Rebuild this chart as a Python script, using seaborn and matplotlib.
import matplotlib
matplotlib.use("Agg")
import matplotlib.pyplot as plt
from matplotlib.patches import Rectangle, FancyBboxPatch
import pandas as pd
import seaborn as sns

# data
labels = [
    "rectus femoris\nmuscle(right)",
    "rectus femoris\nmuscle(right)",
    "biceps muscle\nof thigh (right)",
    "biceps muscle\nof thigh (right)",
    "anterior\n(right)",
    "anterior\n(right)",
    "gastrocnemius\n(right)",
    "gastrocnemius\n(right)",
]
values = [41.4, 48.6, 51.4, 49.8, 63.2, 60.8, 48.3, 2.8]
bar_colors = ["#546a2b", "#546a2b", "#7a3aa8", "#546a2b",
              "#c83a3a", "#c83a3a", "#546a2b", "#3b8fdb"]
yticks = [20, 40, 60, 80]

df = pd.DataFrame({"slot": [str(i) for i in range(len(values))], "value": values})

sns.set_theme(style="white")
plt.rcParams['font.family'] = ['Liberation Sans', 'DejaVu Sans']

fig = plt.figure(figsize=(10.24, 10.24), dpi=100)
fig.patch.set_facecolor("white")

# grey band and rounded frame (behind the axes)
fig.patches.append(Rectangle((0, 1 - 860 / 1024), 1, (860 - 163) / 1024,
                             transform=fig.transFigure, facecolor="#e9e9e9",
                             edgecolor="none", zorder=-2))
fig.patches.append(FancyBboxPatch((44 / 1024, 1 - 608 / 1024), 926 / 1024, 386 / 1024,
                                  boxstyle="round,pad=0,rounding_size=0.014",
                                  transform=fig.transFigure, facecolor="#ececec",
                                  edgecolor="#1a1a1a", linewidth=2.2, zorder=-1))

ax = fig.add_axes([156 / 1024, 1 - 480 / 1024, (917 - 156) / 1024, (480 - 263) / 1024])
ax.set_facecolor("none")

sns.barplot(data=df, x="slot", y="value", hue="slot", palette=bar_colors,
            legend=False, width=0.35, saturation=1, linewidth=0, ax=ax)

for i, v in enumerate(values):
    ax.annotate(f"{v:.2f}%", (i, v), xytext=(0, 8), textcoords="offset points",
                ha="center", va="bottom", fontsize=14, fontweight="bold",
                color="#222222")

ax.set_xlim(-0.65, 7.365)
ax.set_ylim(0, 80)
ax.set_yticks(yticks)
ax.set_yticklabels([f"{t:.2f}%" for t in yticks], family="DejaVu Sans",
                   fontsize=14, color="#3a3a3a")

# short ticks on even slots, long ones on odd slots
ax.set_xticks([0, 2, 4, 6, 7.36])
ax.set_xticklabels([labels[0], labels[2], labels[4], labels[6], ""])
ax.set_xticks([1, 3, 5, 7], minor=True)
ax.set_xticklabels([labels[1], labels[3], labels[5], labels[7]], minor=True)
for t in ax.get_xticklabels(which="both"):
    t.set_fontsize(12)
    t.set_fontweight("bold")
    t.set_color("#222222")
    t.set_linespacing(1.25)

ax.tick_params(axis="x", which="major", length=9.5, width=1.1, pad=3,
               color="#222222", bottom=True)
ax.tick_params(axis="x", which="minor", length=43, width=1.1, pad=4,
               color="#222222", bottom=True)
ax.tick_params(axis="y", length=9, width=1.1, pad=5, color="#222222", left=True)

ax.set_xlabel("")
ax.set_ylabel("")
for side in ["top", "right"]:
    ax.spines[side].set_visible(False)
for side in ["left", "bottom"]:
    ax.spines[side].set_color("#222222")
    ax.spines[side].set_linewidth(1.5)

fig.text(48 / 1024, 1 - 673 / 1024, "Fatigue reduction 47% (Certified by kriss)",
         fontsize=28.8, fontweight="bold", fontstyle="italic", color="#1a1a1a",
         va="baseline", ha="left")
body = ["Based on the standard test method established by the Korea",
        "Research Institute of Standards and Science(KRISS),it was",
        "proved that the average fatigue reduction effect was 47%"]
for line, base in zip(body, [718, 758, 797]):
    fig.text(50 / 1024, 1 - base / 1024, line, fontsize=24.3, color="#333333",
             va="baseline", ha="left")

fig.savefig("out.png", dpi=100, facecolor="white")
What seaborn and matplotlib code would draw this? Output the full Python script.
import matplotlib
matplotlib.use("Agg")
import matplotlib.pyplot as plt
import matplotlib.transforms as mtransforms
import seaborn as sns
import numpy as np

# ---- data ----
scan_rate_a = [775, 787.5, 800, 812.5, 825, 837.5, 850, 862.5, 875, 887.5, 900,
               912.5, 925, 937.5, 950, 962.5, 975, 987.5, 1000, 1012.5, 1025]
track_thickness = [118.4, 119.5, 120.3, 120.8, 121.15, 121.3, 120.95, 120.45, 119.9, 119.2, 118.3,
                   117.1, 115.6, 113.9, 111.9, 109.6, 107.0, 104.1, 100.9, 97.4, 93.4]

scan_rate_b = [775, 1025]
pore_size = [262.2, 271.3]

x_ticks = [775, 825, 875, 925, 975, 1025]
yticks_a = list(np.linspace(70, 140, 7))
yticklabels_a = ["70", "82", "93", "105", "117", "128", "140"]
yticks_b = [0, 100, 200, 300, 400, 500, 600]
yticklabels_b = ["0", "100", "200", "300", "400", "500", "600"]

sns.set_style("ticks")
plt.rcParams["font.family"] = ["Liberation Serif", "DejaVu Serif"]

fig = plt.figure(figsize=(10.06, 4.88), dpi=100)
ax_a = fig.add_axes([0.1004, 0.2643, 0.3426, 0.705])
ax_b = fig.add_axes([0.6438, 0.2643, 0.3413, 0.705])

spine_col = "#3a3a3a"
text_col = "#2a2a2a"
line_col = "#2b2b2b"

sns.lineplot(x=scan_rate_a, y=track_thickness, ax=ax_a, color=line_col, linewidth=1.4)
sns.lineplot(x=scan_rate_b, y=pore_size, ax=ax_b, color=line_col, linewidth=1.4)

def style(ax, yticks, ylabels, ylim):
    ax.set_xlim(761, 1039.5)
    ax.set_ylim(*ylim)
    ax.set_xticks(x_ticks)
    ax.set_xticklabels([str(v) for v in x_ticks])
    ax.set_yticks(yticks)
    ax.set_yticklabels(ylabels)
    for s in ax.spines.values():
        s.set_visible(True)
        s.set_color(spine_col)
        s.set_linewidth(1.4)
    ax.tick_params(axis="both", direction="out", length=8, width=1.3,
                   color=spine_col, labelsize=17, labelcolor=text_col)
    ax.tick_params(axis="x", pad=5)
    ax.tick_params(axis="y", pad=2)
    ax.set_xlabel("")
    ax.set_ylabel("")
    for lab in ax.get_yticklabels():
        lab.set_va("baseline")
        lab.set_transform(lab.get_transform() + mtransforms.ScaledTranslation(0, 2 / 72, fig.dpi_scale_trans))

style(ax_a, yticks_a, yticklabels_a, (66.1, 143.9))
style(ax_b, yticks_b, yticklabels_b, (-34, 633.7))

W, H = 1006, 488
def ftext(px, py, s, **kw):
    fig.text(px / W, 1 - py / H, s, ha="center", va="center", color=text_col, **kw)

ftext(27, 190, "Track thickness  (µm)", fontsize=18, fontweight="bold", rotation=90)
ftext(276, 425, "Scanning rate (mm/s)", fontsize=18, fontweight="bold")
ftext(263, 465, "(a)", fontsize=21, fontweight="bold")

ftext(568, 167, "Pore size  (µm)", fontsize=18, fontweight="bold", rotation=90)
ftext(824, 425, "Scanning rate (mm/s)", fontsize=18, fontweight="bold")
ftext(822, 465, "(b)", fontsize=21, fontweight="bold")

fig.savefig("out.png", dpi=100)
• • •
TASK OBJECTIVE
Extract, word for word, every line beginning with the one that holds "What seaborn and" and concluding with the one that holds "import numpy as np". Include both of those lines.

RESULT OF THIS EXERCISE
What seaborn and matplotlib code would draw this? Output the full Python script.
import matplotlib
matplotlib.use("Agg")
import matplotlib.pyplot as plt
import matplotlib.transforms as mtransforms
import seaborn as sns
import numpy as np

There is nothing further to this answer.